Daleiden also claims he is the only journalist ever prosecuted for violating California penal code § 632, a law passed in 1967, which makes eavesdropping on or recording confidential communications a crime punishable by up to a year in prison and a $2,500 fine. Daleiden’s opponents dispute that he is the only journalist ever to be prosecuted for violating the law.

He further claims the state Legislature amended the eavesdropping law in 2016 to prohibit the publication of any “confidential communication” of a health care provider. He said that was specifically intended to stifle his speech and undercover journalism work. Daleiden seeks a court order declaring the amended state law an unconstitutional restriction on free speech.
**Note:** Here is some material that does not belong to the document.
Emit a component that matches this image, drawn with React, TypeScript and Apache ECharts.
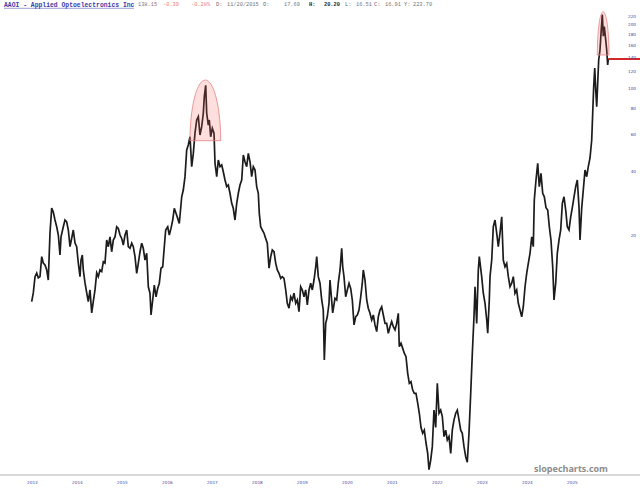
import React, { useEffect, useRef } from "react";
import * as echarts from "echarts";

const dates = [
  2013.704, 2013.740, 2013.778, 2013.816, 2013.851, 2013.889, 2013.927, 2013.962, 2014.000, 2014.038,
  2014.073, 2014.111, 2014.149, 2014.184, 2014.222, 2014.260, 2014.296, 2014.333, 2014.356, 2014.407,
  2014.444, 2014.482, 2014.518, 2014.556, 2014.593, 2014.629, 2014.667, 2014.704, 2014.740, 2014.778,
  2014.800, 2014.829, 2014.851, 2014.889, 2014.927, 2014.962, 2015.000, 2015.038, 2015.073, 2015.111,
  2015.149, 2015.184, 2015.222, 2015.260, 2015.296, 2015.333, 2015.371, 2015.407, 2015.444, 2015.482,
  2015.518, 2015.556, 2015.593, 2015.629, 2015.667, 2015.704, 2015.740, 2015.778, 2015.816, 2015.851,
  2015.889, 2015.927, 2015.962, 2016.000, 2016.038, 2016.073, 2016.111, 2016.149, 2016.184, 2016.222,
  2016.260, 2016.296, 2016.333, 2016.356, 2016.393, 2016.429, 2016.467, 2016.504, 2016.540, 2016.578,
  2016.616, 2016.651, 2016.682, 2016.727, 2016.762, 2016.800, 2016.838, 2016.873, 2016.911, 2016.949,
  2016.984, 2017.038, 2017.073, 2017.111, 2017.149, 2017.184, 2017.222, 2017.260, 2017.296, 2017.333,
  2017.371, 2017.407, 2017.444, 2017.482, 2017.518, 2017.540, 2017.571, 2017.593, 2017.629, 2017.651,
  2017.682, 2017.718, 2017.756, 2017.778, 2017.816, 2017.851, 2017.889, 2017.927, 2017.962, 2018.000,
  2018.038, 2018.073, 2018.111, 2018.149, 2018.184, 2018.222, 2018.260, 2018.296, 2018.333, 2018.371,
  2018.407, 2018.444, 2018.482, 2018.518, 2018.556, 2018.593, 2018.629, 2018.667, 2018.704, 2018.740,
  2018.762, 2018.793, 2018.829, 2018.867, 2018.904, 2018.940, 2018.978, 2019.016, 2019.051, 2019.089,
  2019.127, 2019.162, 2019.200, 2019.238, 2019.273, 2019.311, 2019.349, 2019.384, 2019.422, 2019.460,
  2019.496, 2019.533, 2019.571, 2019.607, 2019.644, 2019.682, 2019.718, 2019.756, 2019.793, 2019.829,
  2019.867, 2019.904, 2019.940, 2019.978, 2020.016, 2020.038, 2020.073, 2020.111, 2020.149, 2020.184,
  2020.207, 2020.238, 2020.273, 2020.311, 2020.333, 2020.393, 2020.444, 2020.482, 2020.518, 2020.556,
  2020.593, 2020.616, 2020.644, 2020.682, 2020.718, 2020.756, 2020.793, 2020.829, 2020.867, 2020.904,
  2020.940, 2020.978, 2021.016, 2021.051, 2021.073, 2021.111, 2021.149, 2021.184, 2021.222, 2021.260,
  2021.296, 2021.333, 2021.371, 2021.407, 2021.444, 2021.482, 2021.518, 2021.556, 2021.593, 2021.629,
  2021.667, 2021.704, 2021.740, 2021.778, 2021.816, 2021.851, 2021.873, 2021.911, 2021.949, 2021.984,
  2022.022, 2022.060, 2022.096, 2022.133, 2022.171, 2022.207, 2022.244, 2022.282, 2022.318, 2022.356,
  2022.393, 2022.429, 2022.467, 2022.504, 2022.533, 2022.571, 2022.607, 2022.644, 2022.682, 2022.718,
  2022.756, 2022.793, 2022.829, 2022.867, 2022.904, 2022.940, 2022.978, 2023.016, 2023.051, 2023.089,
  2023.127, 2023.162, 2023.200, 2023.238, 2023.273, 2023.311, 2023.349, 2023.384, 2023.422, 2023.460,
  2023.496, 2023.533, 2023.556, 2023.593, 2023.629, 2023.651, 2023.704, 2023.740, 2023.778, 2023.816,
  2023.838, 2023.873, 2023.889, 2023.927, 2023.962, 2024.000, 2024.038, 2024.073, 2024.111, 2024.149,
  2024.184, 2024.222, 2024.260, 2024.296, 2024.333, 2024.371, 2024.407, 2024.444, 2024.482, 2024.518,
  2024.556, 2024.593, 2024.629, 2024.667, 2024.704, 2024.740, 2024.778, 2024.816, 2024.851, 2024.873,
  2024.911, 2024.949, 2024.984, 2025.022, 2025.060, 2025.096, 2025.133, 2025.171, 2025.207, 2025.244,
  2025.282, 2025.311, 2025.349, 2025.384, 2025.422, 2025.460, 2025.496, 2025.533, 2025.571, 2025.607,
  2025.644, 2025.682, 2025.718, 2025.756, 2025.793, 2025.829, 2025.867, 2025.889, 2025.927, 2025.962,
  2026.000, 2026.038, 2026.073, 2026.111, 2026.149, 2026.171, 2026.193, 2026.216, 2026.238, 2026.260,
  2026.282, 2026.304, 2026.333, 2026.356, 2026.384, 2026.407, 2026.429, 2026.460, 2026.482, 2026.504,
  2026.518,
];

const prices = [
  9.64, 10.61, 12.68, 13.2, 12.5, 12.68, 15.78, 14.72, 14.4, 13.64,
  12.22, 20.45, 26.9, 25.74, 23.57, 21.9, 20.0, 16.07, 19.6, 21.9,
  23.57, 23.1, 21.13, 17.6, 19.3, 21.13, 18.33, 17.6, 14.72, 12.68,
  15.21, 16.07, 13.64, 11.83, 10.61, 9.64, 10.96, 8.52, 9.64, 10.96,
  13.2, 12.68, 13.64, 13.4, 14.93, 14.72, 18.93, 17.6, 19.6, 16.65,
  18.93, 19.6, 21.9, 21.5, 20.0, 19.27, 17.93, 20.0, 21.13, 17.6,
  17.3, 18.3, 17.6, 15.78, 13.15, 14.67, 16.65, 18.3, 17.3, 15.21,
  16.37, 11.35, 10.57, 8.33, 9.82, 11.57, 10.17, 11.15, 11.8, 13.9,
  14.13, 17.6, 21.13, 21.9, 20.0, 21.5, 23.57, 26.8, 25.36, 24.0,
  22.7, 30.4, 32.74, 37.9, 50.75, 53.6, 58.7, 42.3, 48.9, 61.0,
  70.49, 73.1, 59.81, 65.5, 75.9, 91.0, 103.0, 75.9, 66.73, 70.49,
  58.7, 64.4, 61.0, 43.9, 37.9, 45.48, 42.3, 43.06, 40.0, 36.53,
  34.0, 34.59, 31.6, 28.3, 26.8, 23.57, 28.3, 31.6, 34.59, 36.53,
  48.04, 44.6, 42.3, 48.9, 44.6, 37.9, 42.3, 40.76, 34.0, 31.6,
  25.36, 21.9, 21.13, 20.4, 19.27, 18.3, 13.9, 15.78, 16.97, 16.65,
  14.67, 13.64, 13.15, 12.45, 12.68, 12.45, 10.96, 9.47, 8.97, 10.17,
  9.82, 10.57, 9.47, 9.82, 8.64, 11.35, 10.96, 10.17, 10.96, 9.3,
  10.96, 11.8, 10.96, 12.22, 14.13, 15.78, 12.68, 11.8, 9.82, 8.8,
  5.09, 7.6, 8.17, 9.47, 12.22, 8.52, 10.0, 9.82, 11.83, 13.64,
  17.3, 14.13, 12.68, 10.17, 10.96, 11.8, 11.15, 9.82, 7.47, 8.17,
  8.33, 8.8, 10.17, 11.8, 13.64, 12.22, 9.82, 8.97, 8.49, 7.89,
  8.33, 7.47, 6.94, 8.17, 8.8, 9.12, 8.33, 7.6, 7.6, 6.82,
  7.33, 7.75, 7.33, 7.07, 7.6, 8.49, 5.89, 6.12, 5.78, 5.48,
  5.28, 4.4, 3.94, 4.01, 3.66, 3.53, 3.53, 3.17, 2.84, 2.43,
  2.28, 2.36, 2.05, 1.83, 1.53, 1.7, 1.97, 2.94, 2.43, 3.94,
  2.84, 2.94, 2.74, 2.2, 2.36, 2.12, 2.2, 1.83, 2.36, 2.64,
  2.84, 2.94, 2.64, 2.36, 2.28, 1.97, 1.76, 1.66, 2.28, 3.53,
  5.48, 8.17, 11.35, 7.6, 13.64, 15.78, 12.68, 10.57, 9.47, 7.89,
  6.82, 9.82, 12.68, 15.21, 21.9, 23.57, 20.4, 17.6, 20.4, 24.4,
  15.21, 14.13, 14.67, 12.68, 11.35, 11.8, 12.68, 10.57, 10.96, 9.47,
  8.8, 8.17, 9.12, 11.35, 13.15, 14.67, 16.37, 19.6, 17.6, 29.35,
  36.53, 43.9, 34.0, 39.3, 31.6, 30.4, 27.0, 26.3, 21.9, 18.93,
  14.13, 9.82, 11.8, 16.37, 18.93, 21.13, 28.3, 30.4, 26.3, 21.9,
  21.13, 24.4, 27.0, 30.4, 34.0, 36.53, 27.0, 18.93, 27.0, 32.74,
  40.76, 37.9, 42.3, 46.5, 56.62, 75.9, 101.5, 124.5, 97.9, 81.6,
  105.4, 136.0, 151.8, 182.3, 223.7, 176.6, 196.0, 169.3, 151.8, 128.8,
  138.15,
];

const yearTickPositions = [
  2013.72, 2014.72, 2015.72, 2016.72, 2017.72, 2018.72, 2019.72,
  2020.72, 2021.72, 2022.72, 2023.72, 2024.72, 2025.72,
];
const yearLabels = [
  "2013", "2014", "2015", "2016", "2017", "2018", "2019",
  "2020", "2021", "2022", "2023", "2024", "2025",
];
const priceTicks = [20, 40, 60, 80, 100, 120, 140, 160, 180, 200, 220];
const lastPrice = 138.15;

// highlighted zones: start date, end date, low price, high price
const zoneStarts = [2017.222, 2026.273];
const zoneEnds = [2017.904, 2026.533];
const zoneLows = [56.2, 143.7];
const zoneHighs = [109.2, 230.8];

const X_MIN = 2013;
const X_MAX = 2027.222;
const Y_MIN = 1.444;
const Y_MAX = 262.4;

const headerTokens = [
  { text: "138.15", x: 138, color: "#7a7a7a", bold: false },
  { text: "-0.39", x: 163, color: "#f07a7a", bold: false },
  { text: "-0.28%", x: 191, color: "#f07a7a", bold: false },
  { text: "D:", x: 216, color: "#666666", bold: false },
  { text: "11/20/2015", x: 227, color: "#777777", bold: false },
  { text: "O:", x: 263, color: "#666666", bold: false },
  { text: "17.69", x: 284, color: "#777777", bold: false },
  { text: "H:", x: 309, color: "#222222", bold: true },
  { text: "20.20", x: 324, color: "#222222", bold: true },
  { text: "L:", x: 345, color: "#666666", bold: false },
  { text: "16.51", x: 356, color: "#777777", bold: false },
  { text: "C:", x: 374, color: "#666666", bold: false },
  { text: "16.91", x: 385, color: "#777777", bold: false },
  { text: "Y:", x: 404, color: "#666666", bold: false },
  { text: "223.70", x: 413, color: "#777777", bold: false },
];

export default function App() {
  const ref = useRef<HTMLDivElement>(null);

  useEffect(() => {
    if (!ref.current) return;
    const chart = echarts.init(ref.current, null, { renderer: "svg" });
    const data = dates.map((d, i) => [d, prices[i]]);
    const lastDate = dates[dates.length - 1];

    chart.setOption({
      animation: false,
      backgroundColor: "#ffffff",
      grid: { left: 0, right: 0, top: 0, bottom: 16, containLabel: false, outerBoundsMode: "none" },
      xAxis: {
        type: "value",
        min: X_MIN,
        max: X_MAX,
        splitLine: { show: false },
        axisTick: { show: false },
        axisLine: { show: true, onZero: false, lineStyle: { color: "#cdcdcd", width: 1.6 } },
        axisLabel: {
          customValues: yearTickPositions,
          formatter: (v: number) => {
            let best = 0;
            yearTickPositions.forEach((p, i) => {
              if (Math.abs(p - v) < Math.abs(yearTickPositions[best] - v)) best = i;
            });
            return yearLabels[best];
          },
          fontSize: 4.2,
          color: "#4646a0",
          margin: 5,
          fontFamily: "DejaVu Sans",
        },
      },
      yAxis: {
        type: "log",
        min: Y_MIN,
        max: Y_MAX,
        position: "right",
        axisLine: { show: false },
        axisTick: { show: false },
        splitLine: { show: false },
        axisLabel: { show: false },
      },
      series: [
        {
          type: "line",
          data,
          showSymbol: false,
          symbol: "none",
          lineStyle: { color: "#1c1c1c", width: 1.7, join: "miter" },
          z: 2,
          markLine: {
            silent: true,
            symbol: ["none", "none"],
            label: { show: false },
            lineStyle: { color: "#cc1111", width: 1.8, type: "solid" },
            data: [[{ coord: [lastDate, lastPrice] }, { coord: [X_MAX, lastPrice] }]],
          },
        },
      ],
    });

    const toPx = (x: number, y: number) =>
      chart.convertToPixel({ gridIndex: 0 }, [x, y]) as number[];

    const graphics: any[] = [];

    // highlight arches
    zoneStarts.forEach((x0, i) => {
      const a = toPx(x0, zoneLows[i]);
      const b = toPx(zoneEnds[i], zoneHighs[i]);
      const cx = (a[0] + b[0]) / 2;
      const rx = (b[0] - a[0]) / 2;
      const base = a[1];
      const ry = a[1] - b[1];
      const pts: number[][] = [];
      for (let k = 0; k <= 60; k++) {
        const t = (Math.PI * k) / 60;
        pts.push([cx + rx * Math.cos(t), base - ry * Math.sin(t)]);
      }
      graphics.push({
        type: "polygon",
        shape: { points: pts },
        style: { fill: "rgba(255,90,90,0.2)", stroke: "#e58080", lineWidth: 0.8 },
        z: 10,
        silent: true,
      });
    });

    // price axis labels
    priceTicks.forEach((t) => {
      const p = toPx(X_MAX, t);
      graphics.push({
        type: "text",
        x: p[0] - 4,
        y: p[1],
        style: {
          text: String(t),
          fontSize: 4.2,
          fontFamily: "DejaVu Sans",
          fill: "#4646a0",
          align: "right",
          verticalAlign: "middle",
        },
        z: 11,
        silent: true,
      });
    });

    // header
    graphics.push({
      type: "text",
      x: 4,
      y: 5,
      style: {
        text: "AAOI - Applied Optoelectronics Inc",
        fontSize: 6.4,
        fontFamily: "Liberation Mono",
        fontWeight: "bold",
        fill: "#3a3aa8",
        verticalAlign: "middle",
      },
      z: 11,
    });
    graphics.push({
      type: "line",
      shape: { x1: 4, y1: 8.3, x2: 134, y2: 8.3 },
      style: { stroke: "#5a5ab8", lineWidth: 0.6 },
      z: 11,
    });
    headerTokens.forEach((tk) => {
      graphics.push({
        type: "text",
        x: tk.x,
        y: 5,
        style: {
          text: tk.text,
          fontSize: 5.3,
          fontFamily: "Liberation Mono",
          fontWeight: tk.bold ? "bold" : "normal",
          fill: tk.color,
          verticalAlign: "middle",
        },
        z: 11,
      });
    });

    // watermark
    graphics.push({
      type: "text",
      x: 571,
      y: 468.5,
      style: {
        text: "slopecharts.com",
        fontSize: 9,
        fontFamily: "Open Sans",
        fontWeight: "bold",
        fill: "#8c8c8c",
        align: "center",
        verticalAlign: "middle",
      },
      z: 11,
    });

    chart.setOption({ graphic: graphics });

    return () => chart.dispose();
  }, []);

  return (
    <div
      ref={ref}
      style={{ position: "fixed", left: 0, top: 0, width: 640, height: 491, background: "#fff" }}
    />
  );
}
“Our position is this is a content-based regulation on speech subject to strict scrutiny,” Daleiden’s attorney Peter Breen told the judge. “We have a pretty strong argument to strike it down.”

Judge Orrick, who oversaw two civil lawsuits against Daleiden’s group and barred him from releasing secret recordings, was not convinced by those arguments.

“I don’t think you’ve been able to state a claim specifically with respect to it, and I’m thinking you’re not going to be able to because you have to show it’s unconstitutional in every respect, and that just seems unlikely to me,” Orrick said.

A lawyer representing former California Attorney General’s office employee Jill Habig also argued the suit should be dismissed as time-barred because the complaint was filed more than two years after Daleiden obtained evidence supporting his selective prosecution claims.  

Attorney Erin Mayer said Daleiden had access to nine of the 11 emails cited in his complaint as early as February 2017 and as late as May 10, 2018, more than two years before he filed suit on May 12, 2020.

Mark Meuser, another lawyer representing Daleiden, said his client may have suspected he was the victim of selective prosecution before May 2018, but he did not obtain full knowledge until July and August of 2018 when documents were released showing a “relationship” between prosecutors and abortion provider groups.

Meuser claims an August 2018 document showed the decision to prosecute was based on the content of Daleiden’s speech, specifically how he edited and posted videos three years earlier.

Mayer emphasized that the law does not require that a plaintiff have “all pieces of the jigsaw puzzle” before the statute-of-limitations clock starts ticking.

“The standard is, ‘Does the plaintiff have a reason to know or at least to suspect he has a claim,” Mayer said. “Fall of 2017 is when they knew.”

Orrick said he is likely to dismiss selective prosecution claims as time-barred with leave to amend. But the judge said he could dismiss those claims permanently for a different reason — because California makes a compelling case for immunity.

“The prosecutorial immunity defenses seem strong and ripe and the question in my mind is whether the case should be dismissed without leave or with leave,” Orrick said.

After one hour of debate, Judge Orrick took the arguments under submission.